WASHINGTON, March 4, 2026, 18:34 (EST)
- Oracle has agreed to a White House pledge, committing to pay the electricity bills for upcoming AI data centers.
- The aim here: ease fears that surging data-center expansion might end up raising electricity bills for households.
- Oracle is set to report results March 10. Investors will be tuning in for any signals on cloud spending and demand.
Oracle (ORCL) joined heavyweights Alphabet’s Google, Microsoft, and Amazon at the White House on Wednesday, all signing on to a pledge they’re calling the “Ratepayer Protection Pledge.” The aim: prevent new data centers from driving up electricity costs for residential and small business customers. Under the agreement, the companies commit to adding or procuring extra power for their sites and footing the bill for necessary grid upgrades, as lawmakers and communities ramp up pressure on tech expansion leading up to November’s midterm elections. Even so, Jon Gordon, director at Advanced Energy United, flagged a bigger snag: “The real problem is the inability to get generation online fast enough.” 1
Oracle’s announcement comes as the company ramps up spending on cloud infrastructure to support AI initiatives, while also working to convince investors it won’t overstretch its balance sheet in the process. The company has outlined plans to pull in between $45 billion and $50 billion in 2026 via a combination of stock and debt, including up to $20 billion through share sales at market prices, according to Reuters last month. Russ Mould, investment director at AJ Bell, noted that some in the market now view Oracle’s prospects as “heavily tied to OpenAI.” 2
Oracle has pinned March 10 as the date for its fiscal third-quarter earnings—numbers drop after U.S. markets shut. The conference call and webcast start up at 4:00 p.m. Central Time, the company confirmed. 3
A ratepayer, put simply, means a utility customer. The White House deal aims to make clear to local officials: companies behind server farms are the ones footing the bill for added power needs and new wiring—not households.

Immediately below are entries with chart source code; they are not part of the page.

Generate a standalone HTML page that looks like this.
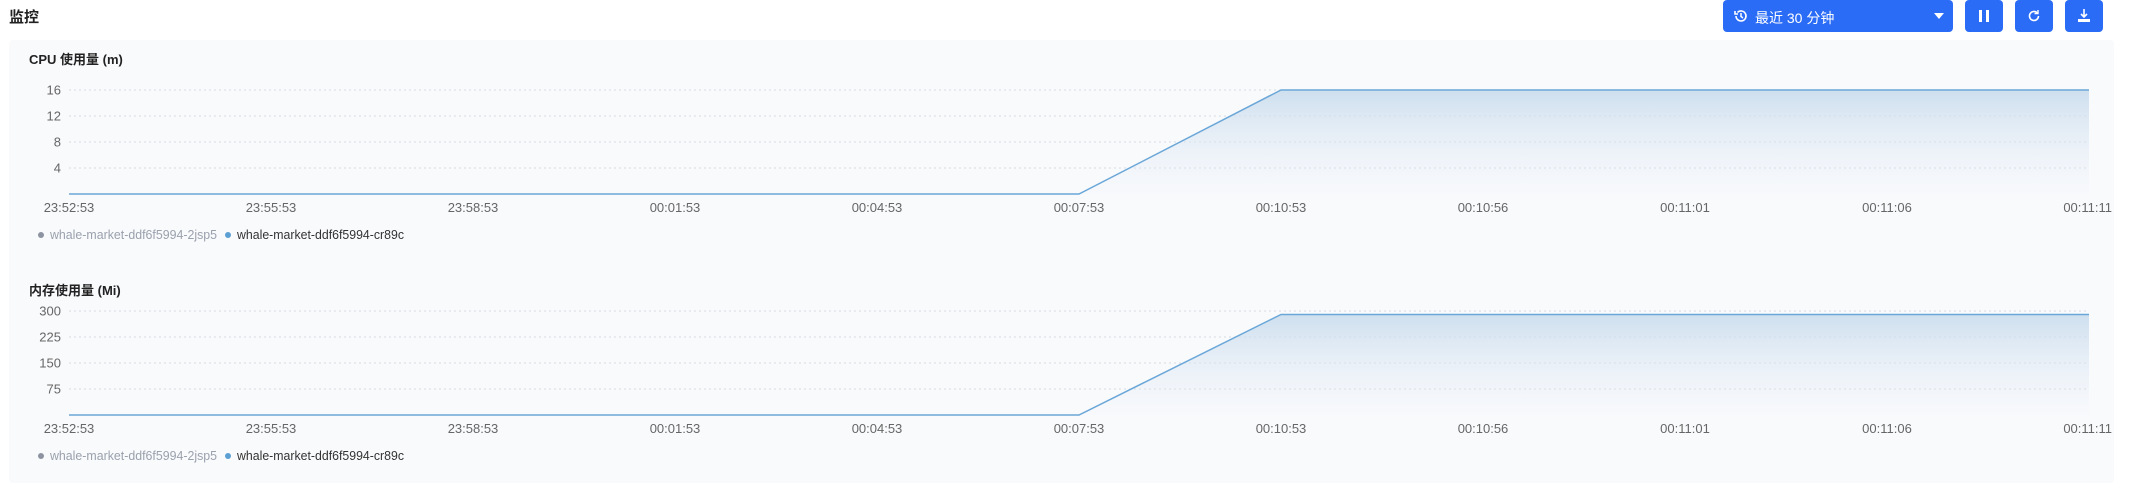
<!DOCTYPE html>
<html><head><meta charset="utf-8">
<style>
body{margin:0;width:2129px;height:486px;background:#fff;font-family:"Liberation Sans","Noto Sans CJK SC",sans-serif;position:relative;overflow:hidden}
.abs{position:absolute}
.btn{position:absolute;top:0;height:32px;background:#2b6cf6;border-radius:4px;color:#fff}
</style></head><body>
<div class="abs" style="left:9px;top:6px;font-size:15px;font-weight:bold;color:#222">监控</div>
<div class="btn" style="left:1723px;width:230px">
  <svg class="abs" style="left:10px;top:8px" width="16" height="16" viewBox="0 0 16 16"><path d="M3 8a5 5 0 1 0 1.5-3.6" fill="none" stroke="#fff" stroke-width="1.6"/><path d="M2 3v3h3" fill="none" stroke="#fff" stroke-width="1.6"/><path d="M8 5v3.5l2 1.5" fill="none" stroke="#fff" stroke-width="1.5"/></svg>
  <span class="abs" style="left:32px;top:8px;font-size:14px">最近 30 分钟</span>
  <span class="abs" style="left:211px;top:13px;width:0;height:0;border-left:5px solid transparent;border-right:5px solid transparent;border-top:6px solid #fff"></span>
</div>
<div class="btn" style="left:1965px;width:38px"><span class="abs" style="left:14px;top:10px;width:3px;height:12px;background:#fff"></span><span class="abs" style="left:21px;top:10px;width:3px;height:12px;background:#fff"></span></div>
<div class="btn" style="left:2015px;width:38px"><svg class="abs" style="left:12px;top:9px" width="14" height="14" viewBox="0 0 14 14"><path d="M11.5 7a4.5 4.5 0 1 1-1.3-3.2" fill="none" stroke="#fff" stroke-width="1.6"/><path d="M11 1v3.5H7.5" fill="none" stroke="#fff" stroke-width="1.4"/></svg></div>
<div class="btn" style="left:2065px;width:38px"><svg class="abs" style="left:12px;top:8px" width="14" height="16" viewBox="0 0 14 16"><path d="M7 1v8M4 6l3 3 3-3" fill="none" stroke="#fff" stroke-width="1.6"/><rect x="1" y="11" width="12" height="3" fill="#fff"/></svg></div>
<div class="abs" style="left:9px;top:40px;width:2105px;height:443px;background:#f9fafc;border-radius:4px"></div>
<svg class="abs" style="left:0;top:0" width="2129" height="486" id="charts" font-family="Liberation Sans, Noto Sans CJK SC, sans-serif"></svg>
<script>
const categories=["23:52:53","23:55:53","23:58:53","00:01:53","00:04:53","00:07:53","00:10:53","00:10:56","00:11:01","00:11:06","00:11:11"];
const cpuValues=[0,0,0,0,0,0,16,16,16,16,16];
const cpuTicks=[4,8,12,16];
const memValues=[0,0,0,0,0,0,290,290,290,290,290];
const memTicks=[75,150,225,300];
const seriesNames=["whale-market-ddf6f5994-2jsp5","whale-market-ddf6f5994-cr89c"];
const svg=document.getElementById('charts');
const NS='http://www.w3.org/2000/svg';
function mk(t,a,p){const e=document.createElementNS(NS,t);for(const k in a)e.setAttribute(k,a[k]);p.appendChild(e);return e;}
const defs=mk('defs',{},svg);
const lg=mk('linearGradient',{id:'ag',x1:0,y1:0,x2:0,y2:1},defs);
mk('stop',{offset:'0','stop-color':'#c9dced','stop-opacity':'0.9'},lg);
mk('stop',{offset:'1','stop-color':'#e8eff8','stop-opacity':'0.1'},lg);
function chart(name,title,titleY,top,bottom,max,ticks,vals){
  const g=mk('g',{},svg);
  
  
  const L=69,R=2089;
  const x=i=>L+(R-L)*i/(categories.length-1);
  const y=v=>bottom-(bottom-top)*v/max;
  const t=mk('text',{x:29,y:titleY,'font-size':13,'font-weight':'bold',fill:'#222'},g);
  t.textContent=title;
  
  
  ticks.forEach(v=>{
    const gl=mk('line',{x1:L,x2:R,y1:y(v),y2:y(v),stroke:'#d5d9e0','stroke-dasharray':'2,3'},g);
    
    
    const tl=mk('text',{x:61,y:y(v)+4.5,'font-size':13,fill:'#666','text-anchor':'end'},g);
    tl.textContent=v;
    
    
  });
  let d='';vals.forEach((v,i)=>{d+=(i?'L':'M')+x(i)+','+y(v);});
  const area=mk('path',{d:d+'L'+x(vals.length-1)+','+bottom+'L'+x(0)+','+bottom+'Z',fill:'url(#ag)'},g);
  
  
  const ln=mk('path',{d:d,fill:'none',stroke:'#6aa7d8','stroke-width':1.5},g);
  
  
  categories.forEach((c,i)=>{
    const xl=mk('text',{x:i==categories.length-1?x(i)+23:x(i),y:bottom+18,'font-size':13,fill:'#666','text-anchor':i==categories.length-1?'end':'middle'},g);
    xl.textContent=c;
    
    
  });
  const ly=bottom+45;
  const cols=['#8d93a0','#5b9fd3'],tcols=['#9aa1ad','#333'],lx=[41,228];
  seriesNames.forEach((s,i)=>{
    const le=mk('g',{},g);
    
    
    mk('circle',{cx:lx[i],cy:ly-4,r:3,fill:cols[i]},le);
    const lt=mk('text',{x:lx[i]+9,y:ly,'font-size':12.5,fill:tcols[i],textLength:167,lengthAdjust:'spacingAndGlyphs'},le);
    lt.textContent=s;
  });
}
chart('cpu-chart','CPU 使用量 (m)',64,90,194,16,cpuTicks,cpuValues);
chart('memory-chart','内存使用量 (Mi)',295,311,415,300,memTicks,memValues);
</script>
</body></html>
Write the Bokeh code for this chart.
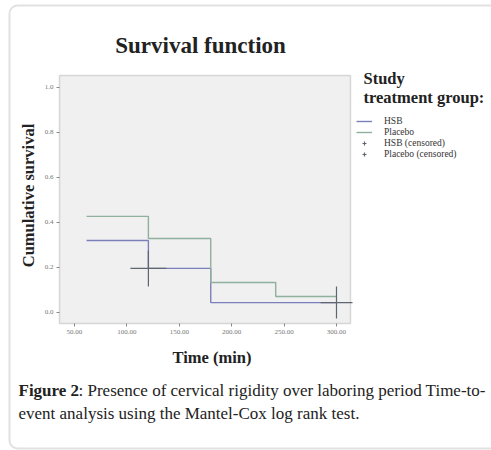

Oracle is ramping up its data-center strategy beyond U.S. borders, announcing plans to pour $1.5 billion into cloud infrastructure in Saudi Arabia. That spend includes a fresh public cloud region for Riyadh and added capacity at an existing Jeddah facility, according to Reuters on Monday. Amazon Web Services is targeting an investment topping $5.3 billion for a Saudi data-center region by 2026. Google Cloud, joined by Saudi Arabia’s Public Investment Fund, has committed $10 billion to develop an AI hub in the country. 4
The White House’s promise, though, isn’t binding. Critics are quick to point out the lack of enforcement teeth and clarity on when extra power might actually arrive. The Associated Press notes there’s no mechanism to hold anyone accountable, and with electricity mostly under state—not federal—control, Washington’s influence is limited. “More than a pledge, we urgently need strong policies and protections,” said Jill Tauber, vice president of litigation for climate and energy at Earthjustice. 5
Oracle’s math is simple: power and permits are bottlenecks, so shelling out extra early on might cost less than delays. The focus moves off “who pays?” and zeroes in on “how fast can you build?”
The company’s up against Amazon, Microsoft, and Google in a computing rental sector now bottlenecked by electricity for AI tasks. Signing a pledge won’t move the needle on permits for plants, transmission, or substations.
Oracle reports results March 10, giving investors a chance to see if cloud demand is matching the heavy data center spending. They’ll be watching for evidence that new capacity is driving revenue quickly enough to make the expansion worthwhile.
Oracle’s strategy, at least for the moment, is to cover the electricity tab itself—an attempt to push its AI data center ambitions ahead, despite mounting pressure from utilities and local officials.